Now, the collapse of the Euro sounds scary. And it is potentially. If the Euro were to unwind in a rapid fashion then things could get rather scary as uncertainty takes over the second largest economic region of the world and Europe’s banking system is plunged into financial panic. But what are the odds of that happening? My guess is pretty low. After all, the EMU is essentially 75 years of diplomacy headed in the direction of unity. You can’t just unwind 75 years of diplomacy overnight. So, if the Euro starts to get dismantled my best guess is that it will take a VERY long time to happen. In other words, it will be a rather orderly unwind as no one involved in the Euro is interested in seeing a self imposed Financial Crisis 2.0.
As evidence of the muted impact of slow unwind, just consider that it feels like just yesterday that Greece was about to leave the Euro and drag us all into a double dip in late 2011. Ever since then the Euro has been on a sort of life support where the European Central Bank was implementing pseudo-fiscal support and Brexit style populism has increased. I remember how scary some of those moments were and look at the global stock markets since October 2011 – the MSCI All World Index is up 100% since then and the US markets are up 165%.
Now, I am cherry picking the time horizon, but the point remains – a slow unwind is unlikely to be that frightening for the following reasons:
- Eurozone leaders are not going to let a disorderly collapse of the Euro occur as it would be a mostly self imposed financial crisis. Central Bankers in Europe, in particular, will be very careful about any impact to the banking sector and they have the tools in place following the 2011 scare to support banks as needed.
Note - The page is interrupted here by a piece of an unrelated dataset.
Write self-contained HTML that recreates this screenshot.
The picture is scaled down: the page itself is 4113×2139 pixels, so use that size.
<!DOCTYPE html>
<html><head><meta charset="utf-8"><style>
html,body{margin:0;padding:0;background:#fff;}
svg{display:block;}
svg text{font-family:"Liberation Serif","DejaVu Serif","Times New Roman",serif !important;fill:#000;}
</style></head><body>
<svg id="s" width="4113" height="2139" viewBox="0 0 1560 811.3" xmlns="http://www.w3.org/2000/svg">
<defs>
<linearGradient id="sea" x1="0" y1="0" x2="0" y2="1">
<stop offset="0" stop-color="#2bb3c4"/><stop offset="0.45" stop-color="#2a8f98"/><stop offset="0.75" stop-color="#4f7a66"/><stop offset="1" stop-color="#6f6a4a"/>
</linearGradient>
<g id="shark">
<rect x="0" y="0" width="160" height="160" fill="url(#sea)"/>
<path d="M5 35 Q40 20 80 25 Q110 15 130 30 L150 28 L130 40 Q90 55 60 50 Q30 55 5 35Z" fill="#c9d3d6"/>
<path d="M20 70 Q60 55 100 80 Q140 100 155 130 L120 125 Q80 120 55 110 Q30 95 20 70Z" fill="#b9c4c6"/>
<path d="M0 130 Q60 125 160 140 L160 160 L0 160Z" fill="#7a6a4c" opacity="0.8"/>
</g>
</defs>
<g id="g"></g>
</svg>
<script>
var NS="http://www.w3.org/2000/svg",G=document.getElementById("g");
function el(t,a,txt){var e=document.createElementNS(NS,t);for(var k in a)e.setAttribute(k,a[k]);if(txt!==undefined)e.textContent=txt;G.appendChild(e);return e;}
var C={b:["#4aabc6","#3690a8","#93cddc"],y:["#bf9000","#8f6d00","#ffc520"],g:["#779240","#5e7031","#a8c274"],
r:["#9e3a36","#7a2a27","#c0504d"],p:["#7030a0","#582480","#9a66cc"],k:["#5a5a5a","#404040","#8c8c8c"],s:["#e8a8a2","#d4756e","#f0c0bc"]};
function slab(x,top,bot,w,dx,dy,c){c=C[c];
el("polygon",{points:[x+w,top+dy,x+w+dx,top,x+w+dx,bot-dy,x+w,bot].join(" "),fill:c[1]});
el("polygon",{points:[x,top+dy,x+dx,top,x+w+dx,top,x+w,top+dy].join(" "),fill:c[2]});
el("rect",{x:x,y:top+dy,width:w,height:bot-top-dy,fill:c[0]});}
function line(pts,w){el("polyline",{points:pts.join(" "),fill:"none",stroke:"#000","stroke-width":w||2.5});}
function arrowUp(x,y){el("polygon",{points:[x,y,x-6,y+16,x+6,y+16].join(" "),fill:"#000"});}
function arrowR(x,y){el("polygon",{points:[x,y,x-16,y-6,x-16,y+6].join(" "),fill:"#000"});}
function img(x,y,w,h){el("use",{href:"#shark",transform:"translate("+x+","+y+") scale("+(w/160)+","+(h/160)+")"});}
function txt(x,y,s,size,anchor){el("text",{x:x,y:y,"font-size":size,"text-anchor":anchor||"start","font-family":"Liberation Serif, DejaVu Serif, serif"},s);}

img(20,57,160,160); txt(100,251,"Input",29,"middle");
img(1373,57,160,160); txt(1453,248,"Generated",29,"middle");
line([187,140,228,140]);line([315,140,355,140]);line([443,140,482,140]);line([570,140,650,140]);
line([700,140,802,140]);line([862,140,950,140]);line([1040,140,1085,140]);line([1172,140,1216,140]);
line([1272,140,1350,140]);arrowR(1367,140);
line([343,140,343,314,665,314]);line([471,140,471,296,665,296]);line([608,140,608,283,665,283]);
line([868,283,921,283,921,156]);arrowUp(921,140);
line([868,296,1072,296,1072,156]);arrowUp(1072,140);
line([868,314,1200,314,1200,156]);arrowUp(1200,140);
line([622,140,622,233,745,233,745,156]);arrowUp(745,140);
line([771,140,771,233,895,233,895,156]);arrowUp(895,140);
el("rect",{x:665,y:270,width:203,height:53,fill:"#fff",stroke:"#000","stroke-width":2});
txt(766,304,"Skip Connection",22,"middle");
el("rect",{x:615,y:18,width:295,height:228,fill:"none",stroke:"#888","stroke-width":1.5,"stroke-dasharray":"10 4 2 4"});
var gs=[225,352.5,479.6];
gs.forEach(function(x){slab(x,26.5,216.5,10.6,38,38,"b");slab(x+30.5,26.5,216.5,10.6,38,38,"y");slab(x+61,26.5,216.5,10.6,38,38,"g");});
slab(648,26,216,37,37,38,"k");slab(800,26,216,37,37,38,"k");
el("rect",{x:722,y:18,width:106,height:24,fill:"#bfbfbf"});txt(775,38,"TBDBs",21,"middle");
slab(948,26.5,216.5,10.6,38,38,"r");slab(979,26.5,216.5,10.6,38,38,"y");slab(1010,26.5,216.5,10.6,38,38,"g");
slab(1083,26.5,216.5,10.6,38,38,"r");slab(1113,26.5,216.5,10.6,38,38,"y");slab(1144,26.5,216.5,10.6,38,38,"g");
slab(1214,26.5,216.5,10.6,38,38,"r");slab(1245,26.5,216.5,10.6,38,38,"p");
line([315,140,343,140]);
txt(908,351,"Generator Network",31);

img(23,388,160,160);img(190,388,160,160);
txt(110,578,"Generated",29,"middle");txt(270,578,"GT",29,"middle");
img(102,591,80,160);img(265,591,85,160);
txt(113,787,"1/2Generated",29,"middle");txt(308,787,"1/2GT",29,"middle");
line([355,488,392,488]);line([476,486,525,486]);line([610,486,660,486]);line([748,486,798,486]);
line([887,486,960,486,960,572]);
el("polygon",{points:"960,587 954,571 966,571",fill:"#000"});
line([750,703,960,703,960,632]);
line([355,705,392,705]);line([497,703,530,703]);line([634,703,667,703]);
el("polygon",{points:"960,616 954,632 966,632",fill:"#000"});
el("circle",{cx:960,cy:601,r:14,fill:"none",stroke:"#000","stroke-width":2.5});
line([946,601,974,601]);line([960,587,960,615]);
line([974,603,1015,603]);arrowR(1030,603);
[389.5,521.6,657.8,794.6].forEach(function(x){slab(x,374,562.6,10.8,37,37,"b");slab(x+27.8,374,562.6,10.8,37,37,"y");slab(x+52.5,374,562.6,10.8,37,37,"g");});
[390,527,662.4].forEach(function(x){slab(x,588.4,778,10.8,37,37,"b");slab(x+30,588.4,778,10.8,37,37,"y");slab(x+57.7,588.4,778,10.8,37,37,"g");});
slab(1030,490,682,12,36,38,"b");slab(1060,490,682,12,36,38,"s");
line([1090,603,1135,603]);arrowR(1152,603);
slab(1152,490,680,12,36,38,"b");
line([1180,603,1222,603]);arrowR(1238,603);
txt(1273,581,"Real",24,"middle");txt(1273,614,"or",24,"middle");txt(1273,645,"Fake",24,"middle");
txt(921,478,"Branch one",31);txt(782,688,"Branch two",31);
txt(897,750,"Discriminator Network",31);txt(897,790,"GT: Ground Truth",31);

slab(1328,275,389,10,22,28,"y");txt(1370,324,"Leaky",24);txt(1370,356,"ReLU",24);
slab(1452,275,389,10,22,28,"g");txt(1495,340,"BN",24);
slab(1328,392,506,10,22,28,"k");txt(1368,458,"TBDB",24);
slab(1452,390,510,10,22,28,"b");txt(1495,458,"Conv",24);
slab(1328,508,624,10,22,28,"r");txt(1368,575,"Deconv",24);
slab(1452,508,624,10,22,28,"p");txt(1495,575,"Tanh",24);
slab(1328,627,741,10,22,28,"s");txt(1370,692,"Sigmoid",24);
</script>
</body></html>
- It will take years and probably decades to unwind all of the political and trade agreements that led to the Euro. This could occur at a country level over time, but this will take a significant amount of time in all likelihood.
- The countries that are mostly likely to leave the Euro in the coming years and decades just aren’t that economically important to the world. Italy, for instance, is 2.5% of global GDP and has been detracting from global GDP in relative terms for the last 10+ years.
- Since a banking crisis is an unlikely event (given political and monetary support already in place) most of the Euro’s dismantling will involve relative losses instead of aggregate losses. After all, this is really a currency crisis in relative exchange rates. So if Greece brings back the Drachma they probably win in relative terms to the rest of Europe, but that doesn’t mean Europe as a whole will contract in aggregate terms.
Make no mistake – there will very likely be times where a Eurozone crisis looks like the second coming of the Great Financial Crisis. A series of defections from the Euro would be highly disruptive to growth and given the boom in asset prices it would likely come at an inopportune time for the global financial markets. But I have a hard time applying common sense to this situation and concluding that this will be a fast and highly disruptive/disorderly unwind. So while Europe remains a big risk if things unwind quickly it is less meaningful to global GDP and global financial markets if it unwinds slowly. And that in my view is the most likely scenario in the case that an unwind does indeed occur.